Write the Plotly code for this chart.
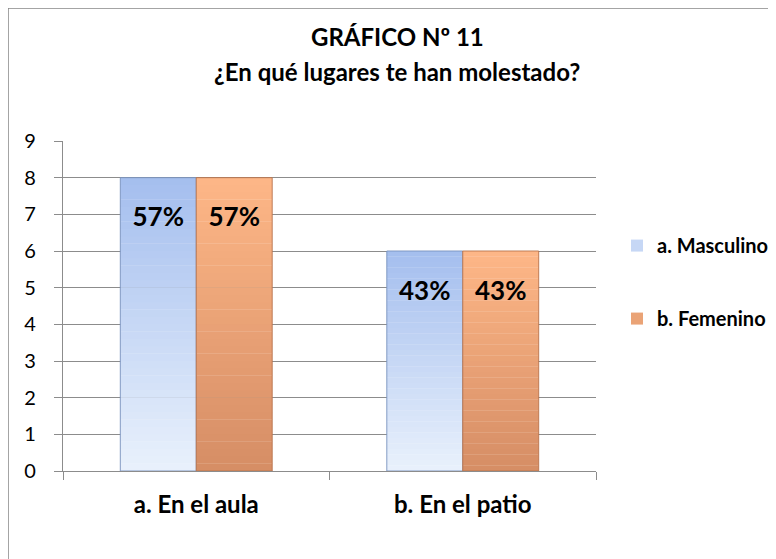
import plotly.graph_objects as go

# ---- data ----
categories = ["a. En el aula", "b. En el patio"]
masculino = [8, 6]
femenino = [8, 6]
masc_labels = ["57%", "43%"]
fem_labels = ["57%", "43%"]
series_names = ["a. Masculino", "b. Femenino"]
title_line1 = "GRÁFICO Nº 11"
title_line2 = "¿En qué lugares te han molestado?"
y_ticks = list(range(0, 10))

FONT = "Lato"
N = 40  # gradient steps

def lerp(c0, c1, t):
    return "rgb(%d,%d,%d)" % tuple(round(a + (b - a) * t) for a, b in zip(c0, c1))

series = [
    dict(name=series_names[0], vals=masculino, labels=masc_labels, grp="M",
         bottom=(233, 241, 252), top=(164, 190, 238), outline="rgba(120,145,190,0.9)"),
    dict(name=series_names[1], vals=femenino, labels=fem_labels, grp="F",
         bottom=(214, 141, 101), top=(253, 183, 135), outline="rgba(185,115,75,0.9)"),
]

fig = go.Figure()
for s in series:
    vals = s["vals"]
    for i in range(N):
        t = (i + 0.5) / N
        ext = 1.03 if i < N - 1 else 1.0
        fig.add_trace(go.Bar(
            x=categories,
            y=[v / N * ext for v in vals],
            base=[v * i / N for v in vals],
            offsetgroup=s["grp"],
            marker=dict(color=lerp(s["bottom"], s["top"], t), line=dict(width=0)),
            name=s["name"],
            legendgroup=s["grp"],
            showlegend=(i == N // 2),
            hoverinfo="skip",
        ))
    # outline
    fig.add_trace(go.Bar(
        x=categories, y=vals, offsetgroup=s["grp"],
        marker=dict(color="rgba(0,0,0,0)", line=dict(color=s["outline"], width=1)),
        showlegend=False, hoverinfo="skip",
    ))
    # labels
    fig.add_trace(go.Bar(
        x=categories, y=[2.1 for v in vals], base=[v - 2.1 for v in vals],
        offsetgroup=s["grp"],
        marker=dict(color="rgba(0,0,0,0)", line=dict(width=0)),
        text=s["labels"], textposition="inside", insidetextanchor="middle",
        constraintext="none",
        textfont=dict(family=FONT, size=26, color="black", weight="bold"),
        showlegend=False, hoverinfo="skip",
    ))

OFF = 8  # page body margin
W, H = 776 - OFF, 559 - OFF
L = 63 - OFF
T = 141 - OFF
R = W - (596 - OFF)
B = H - (470.7 - OFF)
pw, ph = W - L - R, H - T - B

def px_x(p):
    return (p - OFF - L) / pw

def px_y(p):
    return (H - B - (p - OFF)) / ph

# chart-area border: only top and left edges are inside the picture
border = dict(color="#868686", width=1.5)
fig.add_shape(type="line", xref="paper", yref="paper",
              x0=px_x(8), x1=px_x(776), y0=px_y(8), y1=px_y(8), line=border)
fig.add_shape(type="line", xref="paper", yref="paper",
              x0=px_x(8), x1=px_x(8), y0=px_y(8), y1=px_y(559), line=border)

fig.add_annotation(text="<b>%s</b>" % title_line1, xref="paper", yref="paper",
                   x=px_x(397), y=px_y(37), showarrow=False, yanchor="middle",
                   font=dict(family=FONT, size=24, color="black"))
fig.add_annotation(text="<b>%s</b>" % title_line2, xref="paper", yref="paper",
                   x=px_x(397), y=px_y(72), showarrow=False, yanchor="middle",
                   font=dict(family=FONT, size=24, color="black"))

fig.update_layout(
    width=W, height=H,
    margin=dict(l=L, r=R, t=T, b=B, autoexpand=False),
    paper_bgcolor="white", plot_bgcolor="white",
    barmode="group", bargap=0.43, bargroupgap=0,
    font=dict(family=FONT, color="black"),
    legend=dict(x=px_x(617), xanchor="left", y=px_y(226), yanchor="top",
                font=dict(family=FONT, size=20, color="black", weight="bold"),
                tracegroupgap=44, bgcolor="rgba(0,0,0,0)"),
)
fig.update_yaxes(range=[0, 9], tickvals=y_ticks, showgrid=True, gridcolor="#8c8c8c",
                 gridwidth=1.3, showline=True, linecolor="#8c8c8c", linewidth=1.3,
                 ticks="outside", ticklen=8, tickcolor="#8c8c8c", tickwidth=1.3,
                 tickfont=dict(family=FONT, size=20, color="black"),
                 ticklabelstandoff=14, zeroline=False)
fig.update_xaxes(showline=True, linecolor="#8c8c8c", linewidth=1.3,
                 ticks="outside", tickson="boundaries", ticklen=8,
                 tickcolor="#8c8c8c", tickwidth=1.3,
                 tickfont=dict(family=FONT, size=24, color="black", weight="bold"),
                 ticklabelstandoff=12)

fig.write_html("out.html")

**INSTRUCTION:**
Return exactly what appears from the opening line of the material through the line with "import plotly.graph_objects as go", apart from the pictures.

**ANSWER TO THE EXERCISE:**
Write the Plotly code for this chart.
import plotly.graph_objects as go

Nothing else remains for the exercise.